Sunday, March 02, 2025

Feel the Tide


"It was ours, the water at the farm, but it was no different from any other water, every drop of moisture that fell since there were only protozoa, trilobites, orthocones. It was inside every single human being. When I missed the sea, I could lean my face into another person—with worry or dangerous joy or grieving—and feel their tide. The World As It Is is only a furious tide of people, linked by blood and tears and sweat, a push toward each other we can’t stem. Water was over Mother’s grave, beside Father’s, under the boats, in my blood and the blood of everyone I loved. I felt it all. I felt the weight of all the water in the world."

- Eiren Caffall
All the Water in the World

Saturday, March 01, 2025

Waves of Consciousness


"Waves of consciousness roll in, roll out,
leave some writing, and just as quickly
new waves roll in and erase it.
I try to quickly read what's
written there, but it's hard,"

Haruki Murakami (1949 - )
Kafka on the Shore

"When left alone, quantum particles behave as multiple images of themselves (as waves, really), simultaneously moving through all possible paths in space and time. Now, again, why do we not experience this multitude around ourselves? Is it because we are probing things around us all the time? Why do all experiments that involve, say, the position of a particle make the particle suddenly be somewhere rather than everywhere? No one knows. Before you probe it, a particle is a wave of possibilities. After you've probed it, it is somewhere, and subsequently it is somewhere for ever, rather than everywhere again. Strange, that.

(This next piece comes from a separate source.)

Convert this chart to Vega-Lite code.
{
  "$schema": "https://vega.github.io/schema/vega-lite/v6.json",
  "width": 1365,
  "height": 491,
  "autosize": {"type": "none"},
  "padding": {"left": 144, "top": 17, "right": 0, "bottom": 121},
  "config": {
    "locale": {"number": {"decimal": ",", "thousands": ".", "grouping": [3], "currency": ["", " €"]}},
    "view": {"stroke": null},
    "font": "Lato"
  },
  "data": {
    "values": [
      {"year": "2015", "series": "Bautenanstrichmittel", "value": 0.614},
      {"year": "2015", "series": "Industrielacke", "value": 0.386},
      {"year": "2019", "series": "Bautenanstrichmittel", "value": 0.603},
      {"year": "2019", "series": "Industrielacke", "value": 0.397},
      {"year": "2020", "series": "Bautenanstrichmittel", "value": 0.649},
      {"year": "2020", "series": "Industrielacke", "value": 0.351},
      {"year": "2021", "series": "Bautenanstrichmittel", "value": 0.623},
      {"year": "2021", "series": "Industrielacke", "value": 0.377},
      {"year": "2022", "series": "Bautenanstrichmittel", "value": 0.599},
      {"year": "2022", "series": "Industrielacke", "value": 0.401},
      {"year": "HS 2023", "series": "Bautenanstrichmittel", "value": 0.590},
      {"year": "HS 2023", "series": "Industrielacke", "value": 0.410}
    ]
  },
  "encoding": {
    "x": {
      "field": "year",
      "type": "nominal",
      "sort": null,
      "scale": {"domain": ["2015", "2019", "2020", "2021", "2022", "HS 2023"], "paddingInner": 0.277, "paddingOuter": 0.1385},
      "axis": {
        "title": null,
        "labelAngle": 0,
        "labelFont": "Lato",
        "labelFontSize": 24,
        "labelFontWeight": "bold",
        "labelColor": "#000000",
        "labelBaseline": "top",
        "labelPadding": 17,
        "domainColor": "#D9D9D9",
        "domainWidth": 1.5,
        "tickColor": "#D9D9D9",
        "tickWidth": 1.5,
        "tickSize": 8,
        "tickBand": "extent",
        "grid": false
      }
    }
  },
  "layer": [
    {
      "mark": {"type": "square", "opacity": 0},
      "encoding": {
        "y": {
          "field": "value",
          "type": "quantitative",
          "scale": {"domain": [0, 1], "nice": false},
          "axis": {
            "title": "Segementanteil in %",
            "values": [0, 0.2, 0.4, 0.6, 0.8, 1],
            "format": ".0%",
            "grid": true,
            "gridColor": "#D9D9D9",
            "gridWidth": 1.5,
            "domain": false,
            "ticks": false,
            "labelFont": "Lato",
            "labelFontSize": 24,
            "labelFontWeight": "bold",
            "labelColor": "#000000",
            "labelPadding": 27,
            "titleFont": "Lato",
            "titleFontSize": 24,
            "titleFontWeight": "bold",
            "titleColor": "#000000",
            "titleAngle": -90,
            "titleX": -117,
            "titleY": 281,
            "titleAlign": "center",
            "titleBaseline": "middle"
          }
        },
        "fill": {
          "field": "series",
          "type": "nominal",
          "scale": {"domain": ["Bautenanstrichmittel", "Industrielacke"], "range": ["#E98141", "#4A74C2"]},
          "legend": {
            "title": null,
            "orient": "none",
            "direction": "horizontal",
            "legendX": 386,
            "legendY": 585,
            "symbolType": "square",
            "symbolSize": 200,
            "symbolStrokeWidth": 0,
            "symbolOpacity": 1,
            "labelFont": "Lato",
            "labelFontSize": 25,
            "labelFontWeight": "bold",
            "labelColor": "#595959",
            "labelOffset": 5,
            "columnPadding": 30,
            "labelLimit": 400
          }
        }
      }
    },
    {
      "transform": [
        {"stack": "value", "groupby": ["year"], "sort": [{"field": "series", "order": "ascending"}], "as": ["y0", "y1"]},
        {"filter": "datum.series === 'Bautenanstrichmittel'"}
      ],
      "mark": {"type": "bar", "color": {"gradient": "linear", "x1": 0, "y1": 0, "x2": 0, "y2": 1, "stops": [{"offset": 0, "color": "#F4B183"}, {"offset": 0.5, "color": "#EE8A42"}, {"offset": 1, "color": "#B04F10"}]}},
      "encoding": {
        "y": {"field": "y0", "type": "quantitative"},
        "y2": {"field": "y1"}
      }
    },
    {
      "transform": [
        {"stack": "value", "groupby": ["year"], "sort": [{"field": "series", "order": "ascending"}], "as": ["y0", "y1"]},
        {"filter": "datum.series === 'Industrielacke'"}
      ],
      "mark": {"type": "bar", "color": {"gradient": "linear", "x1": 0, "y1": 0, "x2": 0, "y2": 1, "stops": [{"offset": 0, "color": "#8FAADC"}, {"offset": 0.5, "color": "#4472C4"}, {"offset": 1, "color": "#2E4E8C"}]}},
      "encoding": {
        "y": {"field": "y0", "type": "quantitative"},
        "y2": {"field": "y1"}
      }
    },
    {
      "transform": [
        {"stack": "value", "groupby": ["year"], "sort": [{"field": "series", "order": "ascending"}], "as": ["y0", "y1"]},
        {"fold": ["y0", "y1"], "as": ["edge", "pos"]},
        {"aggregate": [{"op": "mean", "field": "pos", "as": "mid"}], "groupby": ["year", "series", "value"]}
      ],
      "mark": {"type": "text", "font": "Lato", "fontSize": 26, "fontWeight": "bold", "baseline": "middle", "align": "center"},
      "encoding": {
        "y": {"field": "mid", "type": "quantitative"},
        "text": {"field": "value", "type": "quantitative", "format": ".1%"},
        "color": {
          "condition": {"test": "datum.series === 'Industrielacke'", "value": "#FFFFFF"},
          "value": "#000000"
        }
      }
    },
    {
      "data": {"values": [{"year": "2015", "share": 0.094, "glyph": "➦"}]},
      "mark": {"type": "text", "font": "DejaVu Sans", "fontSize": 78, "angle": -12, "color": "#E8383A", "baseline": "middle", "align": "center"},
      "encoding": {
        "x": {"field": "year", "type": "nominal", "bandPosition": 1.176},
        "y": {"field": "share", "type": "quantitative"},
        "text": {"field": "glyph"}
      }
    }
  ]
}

Nothing, within the laws of quantum physics, allows for such a collapse to happen. It is an experimental mystery and a theoretical one. Quantum physics stipulates that whenever something is there, it can transform into something else, of course, but it cannot disappear. And since quantum physics allows for multiple possibilities simultaneously, these possibilities should then keep existing, even after a measurement is made. But they don't. Every possibility but one vanishes. We do not see any of the others around us. We live in a classical world, where everything is based on quantum laws but nothing resembles the quantum world."